— Begin SOURCE EXCERPT —

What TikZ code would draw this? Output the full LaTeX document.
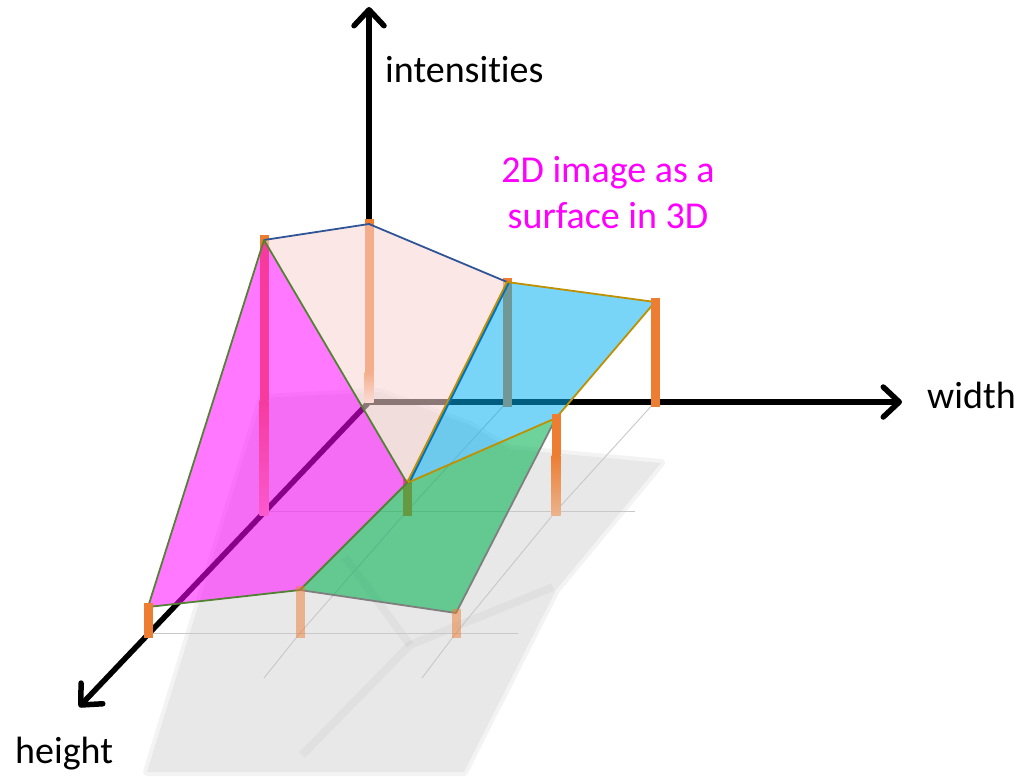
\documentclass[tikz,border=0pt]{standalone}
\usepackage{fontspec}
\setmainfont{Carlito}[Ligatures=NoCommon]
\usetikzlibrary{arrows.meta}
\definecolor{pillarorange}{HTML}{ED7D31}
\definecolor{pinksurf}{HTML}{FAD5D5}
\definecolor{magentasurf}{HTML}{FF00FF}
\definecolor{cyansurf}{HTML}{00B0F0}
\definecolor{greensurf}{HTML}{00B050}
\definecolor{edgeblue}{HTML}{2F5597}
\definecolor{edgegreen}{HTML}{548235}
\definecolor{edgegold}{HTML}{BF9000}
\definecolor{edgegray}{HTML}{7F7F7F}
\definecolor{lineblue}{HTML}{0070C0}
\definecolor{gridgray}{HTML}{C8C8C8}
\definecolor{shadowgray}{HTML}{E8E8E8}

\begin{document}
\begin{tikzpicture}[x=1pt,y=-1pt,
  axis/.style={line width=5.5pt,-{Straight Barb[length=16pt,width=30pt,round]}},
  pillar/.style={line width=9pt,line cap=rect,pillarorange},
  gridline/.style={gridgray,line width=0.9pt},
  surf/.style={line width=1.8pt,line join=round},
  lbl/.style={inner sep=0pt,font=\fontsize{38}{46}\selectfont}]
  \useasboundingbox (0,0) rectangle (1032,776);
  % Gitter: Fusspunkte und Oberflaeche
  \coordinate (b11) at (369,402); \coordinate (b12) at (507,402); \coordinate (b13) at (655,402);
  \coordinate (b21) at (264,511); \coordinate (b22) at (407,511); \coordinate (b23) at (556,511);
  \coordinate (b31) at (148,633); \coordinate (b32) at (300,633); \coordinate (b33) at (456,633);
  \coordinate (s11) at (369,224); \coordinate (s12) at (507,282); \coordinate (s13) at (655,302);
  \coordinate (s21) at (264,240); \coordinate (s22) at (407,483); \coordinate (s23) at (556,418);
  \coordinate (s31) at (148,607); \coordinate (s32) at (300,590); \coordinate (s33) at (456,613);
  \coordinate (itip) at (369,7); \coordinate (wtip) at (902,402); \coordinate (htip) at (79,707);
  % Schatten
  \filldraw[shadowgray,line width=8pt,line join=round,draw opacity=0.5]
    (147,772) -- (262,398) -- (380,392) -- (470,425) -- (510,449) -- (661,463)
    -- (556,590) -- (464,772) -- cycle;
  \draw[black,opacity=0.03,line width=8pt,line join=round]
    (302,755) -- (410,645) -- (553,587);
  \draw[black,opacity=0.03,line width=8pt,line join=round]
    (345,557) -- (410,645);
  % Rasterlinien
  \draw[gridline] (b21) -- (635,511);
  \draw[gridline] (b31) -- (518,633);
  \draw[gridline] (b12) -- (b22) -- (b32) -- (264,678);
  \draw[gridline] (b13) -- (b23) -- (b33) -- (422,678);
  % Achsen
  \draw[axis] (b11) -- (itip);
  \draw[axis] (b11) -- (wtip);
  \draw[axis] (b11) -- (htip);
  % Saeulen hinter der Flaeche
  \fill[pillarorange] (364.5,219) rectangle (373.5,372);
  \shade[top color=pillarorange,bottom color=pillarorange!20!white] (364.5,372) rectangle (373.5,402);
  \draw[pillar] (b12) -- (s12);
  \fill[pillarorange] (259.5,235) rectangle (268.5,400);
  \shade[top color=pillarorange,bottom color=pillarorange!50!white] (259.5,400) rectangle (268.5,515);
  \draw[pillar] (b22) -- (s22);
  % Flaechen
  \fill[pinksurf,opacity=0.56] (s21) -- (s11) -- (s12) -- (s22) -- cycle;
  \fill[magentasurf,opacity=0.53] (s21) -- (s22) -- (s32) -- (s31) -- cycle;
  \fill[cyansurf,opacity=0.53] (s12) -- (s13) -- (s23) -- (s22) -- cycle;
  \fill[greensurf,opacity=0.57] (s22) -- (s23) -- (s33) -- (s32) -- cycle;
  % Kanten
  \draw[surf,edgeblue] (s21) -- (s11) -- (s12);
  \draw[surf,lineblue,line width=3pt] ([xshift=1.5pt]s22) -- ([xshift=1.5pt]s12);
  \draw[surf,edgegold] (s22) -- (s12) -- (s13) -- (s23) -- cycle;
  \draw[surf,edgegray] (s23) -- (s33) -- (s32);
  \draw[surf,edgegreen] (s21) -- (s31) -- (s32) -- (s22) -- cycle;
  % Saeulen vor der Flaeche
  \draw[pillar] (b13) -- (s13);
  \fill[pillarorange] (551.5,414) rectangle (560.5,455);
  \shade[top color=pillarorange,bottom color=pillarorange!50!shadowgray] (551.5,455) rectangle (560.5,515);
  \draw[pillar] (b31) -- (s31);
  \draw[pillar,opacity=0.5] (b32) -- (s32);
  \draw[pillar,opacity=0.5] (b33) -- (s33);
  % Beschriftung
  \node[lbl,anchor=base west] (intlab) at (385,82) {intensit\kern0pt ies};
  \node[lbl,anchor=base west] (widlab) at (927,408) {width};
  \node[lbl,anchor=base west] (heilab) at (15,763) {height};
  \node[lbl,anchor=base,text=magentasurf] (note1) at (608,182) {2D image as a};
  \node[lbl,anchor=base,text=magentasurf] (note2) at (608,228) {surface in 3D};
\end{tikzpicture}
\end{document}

— End SOURCE EXCERPT —

■ PROBLEM TO SOLVE: Make an exact copy of the whole listing, but don't bring over any pictures.

■ COMPLETE OUTPUT:
What TikZ code would draw this? Output the full LaTeX document.
\documentclass[tikz,border=0pt]{standalone}
\usepackage{fontspec}
\setmainfont{Carlito}[Ligatures=NoCommon]
\usetikzlibrary{arrows.meta}
\definecolor{pillarorange}{HTML}{ED7D31}
\definecolor{pinksurf}{HTML}{FAD5D5}
\definecolor{magentasurf}{HTML}{FF00FF}
\definecolor{cyansurf}{HTML}{00B0F0}
\definecolor{greensurf}{HTML}{00B050}
\definecolor{edgeblue}{HTML}{2F5597}
\definecolor{edgegreen}{HTML}{548235}
\definecolor{edgegold}{HTML}{BF9000}
\definecolor{edgegray}{HTML}{7F7F7F}
\definecolor{lineblue}{HTML}{0070C0}
\definecolor{gridgray}{HTML}{C8C8C8}
\definecolor{shadowgray}{HTML}{E8E8E8}

\begin{document}
\begin{tikzpicture}[x=1pt,y=-1pt,
  axis/.style={line width=5.5pt,-{Straight Barb[length=16pt,width=30pt,round]}},
  pillar/.style={line width=9pt,line cap=rect,pillarorange},
  gridline/.style={gridgray,line width=0.9pt},
  surf/.style={line width=1.8pt,line join=round},
  lbl/.style={inner sep=0pt,font=\fontsize{38}{46}\selectfont}]
  \useasboundingbox (0,0) rectangle (1032,776);
  % Gitter: Fusspunkte und Oberflaeche
  \coordinate (b11) at (369,402); \coordinate (b12) at (507,402); \coordinate (b13) at (655,402);
  \coordinate (b21) at (264,511); \coordinate (b22) at (407,511); \coordinate (b23) at (556,511);
  \coordinate (b31) at (148,633); \coordinate (b32) at (300,633); \coordinate (b33) at (456,633);
  \coordinate (s11) at (369,224); \coordinate (s12) at (507,282); \coordinate (s13) at (655,302);
  \coordinate (s21) at (264,240); \coordinate (s22) at (407,483); \coordinate (s23) at (556,418);
  \coordinate (s31) at (148,607); \coordinate (s32) at (300,590); \coordinate (s33) at (456,613);
  \coordinate (itip) at (369,7); \coordinate (wtip) at (902,402); \coordinate (htip) at (79,707);
  % Schatten
  \filldraw[shadowgray,line width=8pt,line join=round,draw opacity=0.5]
    (147,772) -- (262,398) -- (380,392) -- (470,425) -- (510,449) -- (661,463)
    -- (556,590) -- (464,772) -- cycle;
  \draw[black,opacity=0.03,line width=8pt,line join=round]
    (302,755) -- (410,645) -- (553,587);
  \draw[black,opacity=0.03,line width=8pt,line join=round]
    (345,557) -- (410,645);
  % Rasterlinien
  \draw[gridline] (b21) -- (635,511);
  \draw[gridline] (b31) -- (518,633);
  \draw[gridline] (b12) -- (b22) -- (b32) -- (264,678);
  \draw[gridline] (b13) -- (b23) -- (b33) -- (422,678);
  % Achsen
  \draw[axis] (b11) -- (itip);
  \draw[axis] (b11) -- (wtip);
  \draw[axis] (b11) -- (htip);
  % Saeulen hinter der Flaeche
  \fill[pillarorange] (364.5,219) rectangle (373.5,372);
  \shade[top color=pillarorange,bottom color=pillarorange!20!white] (364.5,372) rectangle (373.5,402);
  \draw[pillar] (b12) -- (s12);
  \fill[pillarorange] (259.5,235) rectangle (268.5,400);
  \shade[top color=pillarorange,bottom color=pillarorange!50!white] (259.5,400) rectangle (268.5,515);
  \draw[pillar] (b22) -- (s22);
  % Flaechen
  \fill[pinksurf,opacity=0.56] (s21) -- (s11) -- (s12) -- (s22) -- cycle;
  \fill[magentasurf,opacity=0.53] (s21) -- (s22) -- (s32) -- (s31) -- cycle;
  \fill[cyansurf,opacity=0.53] (s12) -- (s13) -- (s23) -- (s22) -- cycle;
  \fill[greensurf,opacity=0.57] (s22) -- (s23) -- (s33) -- (s32) -- cycle;
  % Kanten
  \draw[surf,edgeblue] (s21) -- (s11) -- (s12);
  \draw[surf,lineblue,line width=3pt] ([xshift=1.5pt]s22) -- ([xshift=1.5pt]s12);
  \draw[surf,edgegold] (s22) -- (s12) -- (s13) -- (s23) -- cycle;
  \draw[surf,edgegray] (s23) -- (s33) -- (s32);
  \draw[surf,edgegreen] (s21) -- (s31) -- (s32) -- (s22) -- cycle;
  % Saeulen vor der Flaeche
  \draw[pillar] (b13) -- (s13);
  \fill[pillarorange] (551.5,414) rectangle (560.5,455);
  \shade[top color=pillarorange,bottom color=pillarorange!50!shadowgray] (551.5,455) rectangle (560.5,515);
  \draw[pillar] (b31) -- (s31);
  \draw[pillar,opacity=0.5] (b32) -- (s32);
  \draw[pillar,opacity=0.5] (b33) -- (s33);
  % Beschriftung
  \node[lbl,anchor=base west] (intlab) at (385,82) {intensit\kern0pt ies};
  \node[lbl,anchor=base west] (widlab) at (927,408) {width};
  \node[lbl,anchor=base west] (heilab) at (15,763) {height};
  \node[lbl,anchor=base,text=magentasurf] (note1) at (608,182) {2D image as a};
  \node[lbl,anchor=base,text=magentasurf] (note2) at (608,228) {surface in 3D};
\end{tikzpicture}
\end{document}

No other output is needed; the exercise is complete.